I was deep in Hezbollah country in Southern Lebanon after the war with Israel in 2006. Our friend, driver and fixer, I'll call him Ahmed, was our only way through safely. Hidden throughout the beautiful rolling green hills and blood red poppies, were caches of arms and fighters watching. But we never saw any sign.
At times Ahmed would look left and right and change his mind about the road we were on. He'd turn the car around and insist in Arabic that this route was too dangerous, and that we'd find another way.
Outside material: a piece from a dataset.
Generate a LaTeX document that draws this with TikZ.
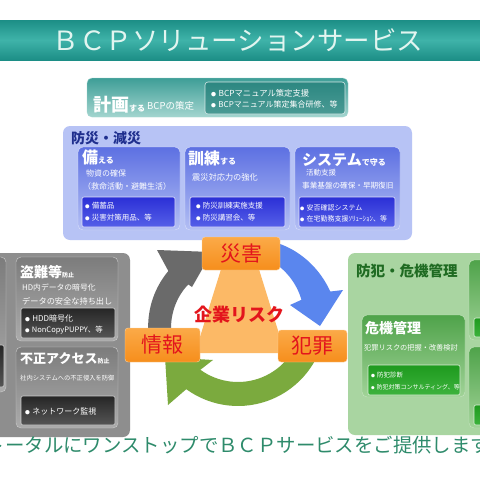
\documentclass[tikz,border=0pt]{standalone}
\usepackage{fontspec}
\setmainfont{Noto Sans CJK JP}
\usepackage{xcolor}
\definecolor{bcpbar}{HTML}{1C8E86}
\definecolor{bcpbarmid}{HTML}{3FB3A9}
\definecolor{bcptitle}{HTML}{E2F5F0}
\definecolor{plantop}{HTML}{3E9E97}
\definecolor{planbot}{HTML}{A3D5CF}
\definecolor{planin}{HTML}{2C8781}
\definecolor{dispanel}{HTML}{B7C3F5}
\definecolor{distop}{HTML}{5D70E2}
\definecolor{disbot}{HTML}{B3BFF4}
\definecolor{disin}{HTML}{2B2FD6}
\definecolor{disinb}{HTML}{5560E8}
\definecolor{disnavy}{HTML}{1F2F8E}
\definecolor{secpanel}{HTML}{8E8E8E}
\definecolor{sectop}{HTML}{7C7C7C}
\definecolor{secbot}{HTML}{ABABAB}
\definecolor{secin}{HTML}{262626}
\definecolor{secinb}{HTML}{555555}
\definecolor{crimepanel}{HTML}{A9D5A1}
\definecolor{crimetop}{HTML}{4FA34A}
\definecolor{crimebot}{HTML}{A1D398}
\definecolor{crimein}{HTML}{1E9A1E}
\definecolor{crimeinb}{HTML}{3DB33D}
\definecolor{crimedark}{HTML}{1F6B22}
\definecolor{risktop}{HTML}{FBAA48}
\definecolor{riskbot}{HTML}{F68E1C}
\definecolor{riskline}{HTML}{FCD3A0}
\definecolor{riskred}{HTML}{E3151C}
\definecolor{risktri}{HTML}{FCB966}
\definecolor{cyclegray}{HTML}{6A6A6A}
\definecolor{cycleblue}{HTML}{5A86EE}
\definecolor{cyclegreen}{HTML}{7BAA3E}
\definecolor{closing}{HTML}{2E8B6B}
\newcommand\fs[1]{\fontsize{#1}{#1}\selectfont}
\newcommand\dotmark{\scalebox{0.6}{●}\hspace{0.3em}}

\begin{document}
\begin{tikzpicture}[x=1pt, y=-1pt,
  sz/.style 2 args={minimum width=#1pt, minimum height=#2pt},
  panel/.style={rectangle, inner sep=0pt, rounded corners=7pt},
  card/.style={rectangle, inner sep=0pt, rounded corners=5pt},
  inbox/.style={rectangle, inner sep=0pt, rounded corners=2pt, line width=0.6pt},
  txt/.style={anchor=west, inner sep=0pt, text=white},
  discard/.style={card, top color=distop, bottom color=disbot, draw=disbot!50!white},
  disbox/.style={inbox, top color=disin, bottom color=disinb, draw=white!85!disin},
  seccard/.style={card, top color=sectop, bottom color=secbot, draw=secbot!60!white},
  secbox/.style={inbox, top color=secin, bottom color=secinb, draw=white!80!black},
  crimecard/.style={card, top color=crimetop, bottom color=crimebot, draw=crimebot!60!white},
  crimebox/.style={inbox, top color=crimein, bottom color=crimeinb, draw=crimebot!40!white},
  riskbox/.style={rectangle, rounded corners=3pt, inner sep=0pt, top color=risktop,
    bottom color=riskbot, draw=riskline, text=riskred, font=\fs{21}}
]
\useasboundingbox (0,0) rectangle (480,480);
\clip (0,0) rectangle (480,480);
\fill[white] (0,0) rectangle (480,480);

% title
\node[rectangle, inner sep=0pt, sz={490}{40}, top color=bcpbar, bottom color=bcpbar,
  middle color=bcpbarmid] (titlebar) at (240,40) {};
\node[text=bcptitle, font=\fs{26.5}] (title) at (238,40) {ＢＣＰソリューションサービス};

% plan
\node[card, sz={261}{39}, top color=plantop, bottom color=planbot, draw=planbot] (plan) at (217.5,97.5) {};
\node[inbox, rounded corners=3pt, sz={140}{32}, top color=planin, bottom color=planin!75!planbot,
  draw=white!80!planin] (planin) at (275,98) {};
\node[txt, anchor=base west, font=\bfseries] (plantitle) at (93,111) {\fs{18}計画\fs{8}する};
\node[txt, anchor=base west, font=\fs{9.5}] (plansub) at (147,109) {BCPの策定};
\node[txt, font=\fs{8.3}] (plan1) at (211,93) {\dotmark BCPマニュアル策定支援};
\node[txt, font=\fs{8}] (plan2) at (211,104) {\dotmark BCPマニュアル策定集合研修、等};

% disaster prevention
\node[panel, sz={349}{114}, fill=dispanel] (disaster) at (237.5,183) {};
\node[anchor=west, inner sep=0pt, text=disnavy, font=\bfseries\fs{14}] (distitle) at (71,138) {防災・減災};
\node[discard, sz={102}{83}] (prepare) at (129,188.5) {};
\node[discard, sz={105}{83}] (train) at (237.5,188.5) {};
\node[discard, sz={105}{83}] (system) at (347.5,188.5) {};
\node[disbox, sz={93}{30}] (preparein) at (128.5,212) {};
\node[disbox, sz={95}{30}] (trainin) at (237.5,212) {};
\node[disbox, sz={96}{30}] (systemin) at (347,212) {};
\node[txt, font=\bfseries] (preparehead) at (82,157) {\fs{16}備\fs{8}える};
\node[txt, font=\fs{8}] (prepare1) at (86,173) {物資の確保};
\node[txt, font=\fs{8}] (prepare2) at (83,186) {（救命活動・避難生活）};
\node[txt, font=\fs{7.5}] (prepare3) at (85,206) {\dotmark 備蓄品};
\node[txt, font=\fs{7.5}] (prepare4) at (85,218) {\dotmark 災害対策用品、等};
\node[txt, font=\bfseries] (trainhead) at (188,158) {\fs{16}訓練\fs{8}する};
\node[txt, font=\fs{8.2}] (train1) at (192,177) {震災対応力の強化};
\node[txt, font=\fs{7.5}] (train2) at (196,206) {\dotmark 防災訓練実施支援};
\node[txt, font=\fs{7.5}] (train3) at (196,218) {\dotmark 防災講習会、等};
\node[txt, font=\bfseries] (systemhead) at (302,160) {\fs{15}システム\fs{8}で守る};
\node[txt, font=\fs{7.5}] (system1) at (306,173) {活動支援};
\node[txt, font=\fs{7.6}] (system2) at (302,186) {事業基盤の確保・早期復旧};
\node[txt, font=\fs{7}] (system3) at (300,208) {\dotmark 安否確認システム};
\node[txt, font=\fs{7}] (system4) at (300,219) {\dotmark 在宅勤務支援ｿﾘｭｰｼｮﾝ、等};

% information security
\node[panel, sz={160}{184}, fill=secpanel] (security) at (50,345) {};
\node[seccard, sz={70}{135}] (secleft) at (-29,324.5) {};
\node[secbox, sz={70}{42}] (secleftin) at (-31,366) {};
\node[seccard, sz={102}{84}] (theft) at (67,299) {};
\node[secbox, sz={94}{30}] (theftin) at (68,323) {};
\node[seccard, sz={102}{81}] (access) at (67,387.5) {};
\node[secbox, sz={94}{29}] (accessin) at (68,410.5) {};
\node[txt, font=\bfseries] (thefthead) at (20,272) {\fs{14}盗難等\fs{6}防止};
\node[txt, font=\fs{7.8}] (theft1) at (22,287) {HD内データの暗号化};
\node[txt, font=\fs{8.2}] (theft2) at (22,301) {データの安全な持ち出し};
\node[txt, font=\fs{8}] (theft3) at (25,318) {\dotmark HDD暗号化};
\node[txt, font=\fs{7.5}] (theft4) at (25,330) {\dotmark NonCopyPUPPY、等};
\node[txt, font=\bfseries] (accesshead) at (20,359) {\fs{13}不正アクセス\fs{6}防止};
\node[txt, font=\fs{6.3}] (access1) at (20,378) {社内システムへの不正侵入を防御};
\node[txt, font=\fs{8}] (access2) at (25,411) {\dotmark ネットワーク監視};

% crime prevention
\node[panel, sz={252}{182}, fill=crimepanel] (crime) at (474,344) {};
\node[anchor=west, inner sep=0pt, text=crimedark, font=\bfseries\fs{14.5}] (crimetitle) at (356,271) {防犯・危機管理};
\node[crimecard, sz={103}{82}] (crisis) at (413.5,356) {};
\node[crimebox, sz={92}{30}] (crisisin) at (414,380) {};
\node[crimecard, sz={133}{80}] (crimea) at (535.5,300) {};
\node[crimebox, sz={127}{19}] (crimeain) at (537.5,327.5) {};
\node[crimecard, sz={133}{81}] (crimeb) at (535.5,387.5) {};
\node[crimebox, sz={127}{20}] (crimebin) at (537.5,415) {};
\node[txt, font=\bfseries\fs{14}] (crisishead) at (365,328) {危機管理};
\node[txt, font=\fs{7.2}] (crisis1) at (364,348) {犯罪リスクの把握・改善検討};
\node[txt, font=\fs{6.5}] (crisis2) at (371,375) {\dotmark 防犯診断};
\node[txt, font=\fs{6}] (crisis3) at (371,387) {\dotmark 防犯対策コンサルティング、等};

% risk cycle
\fill[risktri] (227,250) -- (253,250) -- (285,353) -- (195,353) -- cycle;
\begin{scope}[shift={(238,318)}]
  \fill[cyclegray] plot[domain=170:214, samples=24] (\x:{91-(\x-170)*7/44})
    -- (-81,-68) -- (-26,-66) -- (-46,-31)
    -- plot[domain=170:214, samples=24] ({384-\x}:{68-(214-\x)*8/44}) -- cycle;
  \fill[cycleblue] plot[domain=295:344, samples=24] (\x:{84+(\x-295)*12/49})
    -- (105,-28) -- (82,8) -- (52,-13)
    -- plot[domain=295:344, samples=24] ({639-\x}:66) -- cycle;
  \fill[cyclegreen] plot[domain=20:126, samples=30] (\x:88)
    -- (-70,87) -- (-73,39) -- (-25,42)
    -- plot[domain=20:126, samples=30] ({146-\x}:64) -- cycle;
\end{scope}
\node[riskbox, sz={78}{33}] (hazard) at (241,253.5) {災害};
\node[riskbox, sz={75}{34}] (info) at (162.5,345) {情報};
\node[riskbox, sz={69}{32}] (crimerisk) at (312.5,346) {犯罪};
\node[text=riskred, font=\bfseries\fs{18}] (risk) at (239,315) {企業リスク};

% closing line
\node[text=closing, font=\fs{19.4}] (closing) at (238,445) {トータルにワンストップでＢＣＰサービスをご提供します};
\end{tikzpicture}
\end{document}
Rolling into destroyed town after destroyed town, we were first greeted by people who were extremely nervous and agitated about our presence. Just months before their towns had been leveled with the assistance of the United States in the form of weapons and intelligence provided to Israel. And here we were: three US citizens to photograph, film and write about the damage. But Ahmed would talk with them, and they would soon smile and welcome us into their communities.
Ahmed was just the kind of person you want on your side in a war zone.
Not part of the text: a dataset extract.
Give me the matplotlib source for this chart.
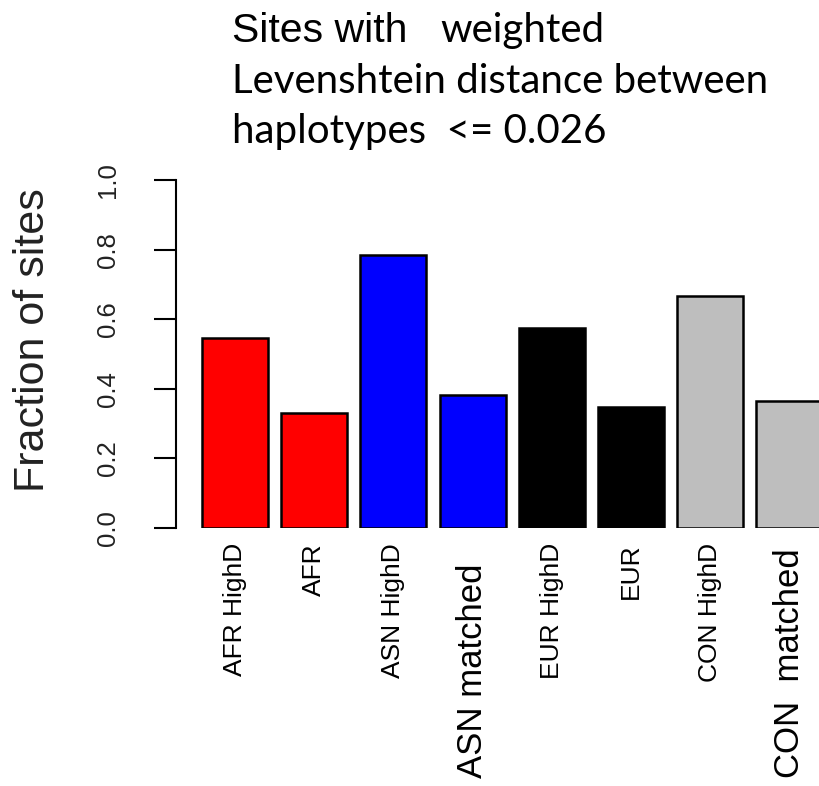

The UN at the time was in Southern Lebanon. They were ineffectively attempting to disarm and remove the one million bits of Israeli unexploded ordinance (including hundreds of thousands of cluster bomblets) scattered across the towns, farms, and the landscape. These unexploded munitions will be causing indiscriminate deaths and dismemberment for decades as civilians would wander across them.
We watched them do a mine sweep on an area the size of a football field. It would take them weeks to finish just this area. Given the size of the area bombed, this was futile. This function of the UN here in Southern Lebanon seemed more theatre than anything.
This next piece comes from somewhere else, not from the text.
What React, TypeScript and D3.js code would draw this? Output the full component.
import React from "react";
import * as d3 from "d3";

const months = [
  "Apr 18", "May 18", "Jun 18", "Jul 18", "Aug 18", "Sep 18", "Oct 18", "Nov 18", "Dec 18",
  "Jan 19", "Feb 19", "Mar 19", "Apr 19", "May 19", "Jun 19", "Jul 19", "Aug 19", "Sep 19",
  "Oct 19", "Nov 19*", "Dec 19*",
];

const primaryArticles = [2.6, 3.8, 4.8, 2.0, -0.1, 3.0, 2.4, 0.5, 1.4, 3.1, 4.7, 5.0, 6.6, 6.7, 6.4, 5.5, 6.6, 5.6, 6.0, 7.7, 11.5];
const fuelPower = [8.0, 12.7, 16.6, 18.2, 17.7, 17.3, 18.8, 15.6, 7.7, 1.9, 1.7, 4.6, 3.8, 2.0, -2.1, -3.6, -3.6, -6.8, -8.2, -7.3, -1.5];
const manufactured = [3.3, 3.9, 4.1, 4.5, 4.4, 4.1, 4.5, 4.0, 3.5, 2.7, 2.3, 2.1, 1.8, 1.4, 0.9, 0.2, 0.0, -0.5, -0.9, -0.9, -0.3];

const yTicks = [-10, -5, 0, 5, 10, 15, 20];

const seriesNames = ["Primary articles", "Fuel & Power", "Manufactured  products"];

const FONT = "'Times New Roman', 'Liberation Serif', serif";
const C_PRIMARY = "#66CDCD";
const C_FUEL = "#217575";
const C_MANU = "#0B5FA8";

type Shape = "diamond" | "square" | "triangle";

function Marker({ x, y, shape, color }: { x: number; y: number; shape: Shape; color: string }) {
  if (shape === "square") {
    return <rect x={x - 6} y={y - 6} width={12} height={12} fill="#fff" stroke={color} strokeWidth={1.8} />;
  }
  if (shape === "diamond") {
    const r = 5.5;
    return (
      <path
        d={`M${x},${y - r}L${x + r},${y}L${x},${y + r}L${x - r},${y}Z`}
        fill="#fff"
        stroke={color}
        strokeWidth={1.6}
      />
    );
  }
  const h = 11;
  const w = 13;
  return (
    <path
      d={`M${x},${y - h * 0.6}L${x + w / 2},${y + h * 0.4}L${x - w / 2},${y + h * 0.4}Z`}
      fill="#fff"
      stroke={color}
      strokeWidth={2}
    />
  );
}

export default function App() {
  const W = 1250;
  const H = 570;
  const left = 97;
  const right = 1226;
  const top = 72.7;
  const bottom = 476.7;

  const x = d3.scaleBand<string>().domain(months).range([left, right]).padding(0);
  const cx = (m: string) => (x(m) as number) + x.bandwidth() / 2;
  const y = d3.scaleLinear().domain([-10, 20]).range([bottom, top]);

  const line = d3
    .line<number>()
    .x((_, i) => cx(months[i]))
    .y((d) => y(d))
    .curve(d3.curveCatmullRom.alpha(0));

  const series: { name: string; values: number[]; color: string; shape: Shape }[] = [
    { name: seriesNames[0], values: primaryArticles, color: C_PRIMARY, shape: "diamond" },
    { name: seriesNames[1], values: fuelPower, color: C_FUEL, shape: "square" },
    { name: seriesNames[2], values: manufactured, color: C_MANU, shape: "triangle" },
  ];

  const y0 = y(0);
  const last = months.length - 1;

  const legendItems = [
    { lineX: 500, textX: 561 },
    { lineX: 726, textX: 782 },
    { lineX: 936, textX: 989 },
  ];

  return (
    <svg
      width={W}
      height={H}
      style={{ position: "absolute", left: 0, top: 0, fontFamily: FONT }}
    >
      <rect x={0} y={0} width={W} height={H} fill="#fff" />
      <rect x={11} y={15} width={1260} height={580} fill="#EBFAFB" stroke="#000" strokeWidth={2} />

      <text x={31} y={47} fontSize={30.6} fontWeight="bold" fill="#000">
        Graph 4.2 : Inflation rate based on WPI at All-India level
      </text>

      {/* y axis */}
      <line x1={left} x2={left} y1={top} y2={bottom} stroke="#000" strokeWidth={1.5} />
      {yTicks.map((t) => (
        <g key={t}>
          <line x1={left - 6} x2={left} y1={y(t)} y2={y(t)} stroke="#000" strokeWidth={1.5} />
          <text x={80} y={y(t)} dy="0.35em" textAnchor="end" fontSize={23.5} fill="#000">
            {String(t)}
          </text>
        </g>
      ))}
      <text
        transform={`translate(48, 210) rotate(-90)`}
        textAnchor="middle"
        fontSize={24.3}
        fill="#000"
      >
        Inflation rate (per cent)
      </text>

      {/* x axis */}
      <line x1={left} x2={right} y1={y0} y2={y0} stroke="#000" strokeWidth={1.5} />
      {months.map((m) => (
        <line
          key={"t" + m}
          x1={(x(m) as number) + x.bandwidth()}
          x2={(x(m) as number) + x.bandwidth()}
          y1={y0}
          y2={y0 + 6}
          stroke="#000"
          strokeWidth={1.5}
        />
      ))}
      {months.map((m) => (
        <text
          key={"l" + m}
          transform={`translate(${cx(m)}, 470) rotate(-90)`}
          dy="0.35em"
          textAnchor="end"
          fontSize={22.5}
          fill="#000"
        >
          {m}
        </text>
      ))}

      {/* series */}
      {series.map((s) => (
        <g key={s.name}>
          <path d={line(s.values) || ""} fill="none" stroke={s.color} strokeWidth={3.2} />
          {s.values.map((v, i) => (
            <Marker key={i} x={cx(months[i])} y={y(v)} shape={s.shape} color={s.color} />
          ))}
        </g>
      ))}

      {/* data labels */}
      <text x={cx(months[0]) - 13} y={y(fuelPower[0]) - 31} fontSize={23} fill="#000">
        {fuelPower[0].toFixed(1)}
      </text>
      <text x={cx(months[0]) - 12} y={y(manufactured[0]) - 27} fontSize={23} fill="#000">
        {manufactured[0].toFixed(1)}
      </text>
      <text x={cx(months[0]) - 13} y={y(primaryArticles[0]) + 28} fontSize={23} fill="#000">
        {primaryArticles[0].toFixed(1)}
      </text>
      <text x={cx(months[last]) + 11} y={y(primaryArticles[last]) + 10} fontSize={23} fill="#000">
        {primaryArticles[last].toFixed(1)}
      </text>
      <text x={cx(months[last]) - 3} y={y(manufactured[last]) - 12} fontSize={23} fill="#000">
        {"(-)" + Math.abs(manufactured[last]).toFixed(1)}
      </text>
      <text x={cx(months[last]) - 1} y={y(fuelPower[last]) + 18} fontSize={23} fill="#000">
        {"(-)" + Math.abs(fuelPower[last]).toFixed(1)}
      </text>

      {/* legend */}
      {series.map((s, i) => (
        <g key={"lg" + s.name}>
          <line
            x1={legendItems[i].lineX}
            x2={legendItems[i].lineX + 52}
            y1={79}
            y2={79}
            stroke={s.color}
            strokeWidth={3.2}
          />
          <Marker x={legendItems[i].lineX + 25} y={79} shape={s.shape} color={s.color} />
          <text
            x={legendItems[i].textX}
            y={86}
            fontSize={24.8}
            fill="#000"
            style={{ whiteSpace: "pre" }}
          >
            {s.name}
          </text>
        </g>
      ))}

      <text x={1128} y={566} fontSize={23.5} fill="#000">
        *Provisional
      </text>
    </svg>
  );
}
Mostly, the UN was here to monitor the Lebanese and keep them disarmed. The UN was clearly not neutral in the conflict. The people in Southern Lebanon wondered aloud why the UN wasn't in Israel. It was Israel which had attacked. Shouldn't the UN be there to try to prevent another attack?
During the tense days we traveled thorugh Southern Lebanon, Ahmed always pretended he didn't understand English. But when we spoke among ourselves I could see him listening. If you want to hear conversations not intended for you, convince people that you don't speak the language. It is an easy old trick. He was both our protector and an evesdropper. For Hezbollah? For whom? It didn't really matter. The important thing was that he was getting us safely where we needed to go. If I were he, I'd be eves dropping as well bringing potentially dangerous foreigners into my homeland.
One day he and I were walking out of a UN compound together to retrieve some recording equipment from the car. The UN forces made him understandably nervous. We walked past the barbed wire, sandbags and armed guards at the gate and retrieved the equipment. As we walked back towards the guns and barbed wire at the entrance I could tell that Ahmed was agitated. Before when we had entered the UN compound we had an escort, and now it was just him and me.
Even if I were to try to reassure Ahmed that the guards know us and will let us in - Ahmed claimed to not understand English. And I certainly couldn't convey the point in Arabic. All of a sudden this was fun: I might see where his breaking point was on his language ruse. So I kept walking toward the gate, looking up at the guards, the sandbags and the guns. Ahmed became even more agitated. He would pause and then speed up to catch me, wanting to say something to me, hoping he wouldn't be shot as we approached the compound gates. I continued walking steadily towards the entrance.
Finally, Ahmed could take no more and said, "don't you think we should check in with the guards first?"
Let's see: an English contraction, and enough verbs, subjects and modifiers to clearly demonstrate fluency in the English language beyond a doubt.
I gleefully smiled at a new secret I now shared with my friend. "Nah, they know that it is us." After nearly two weeks, the language ruse was thankfully over, and our trust that much greater.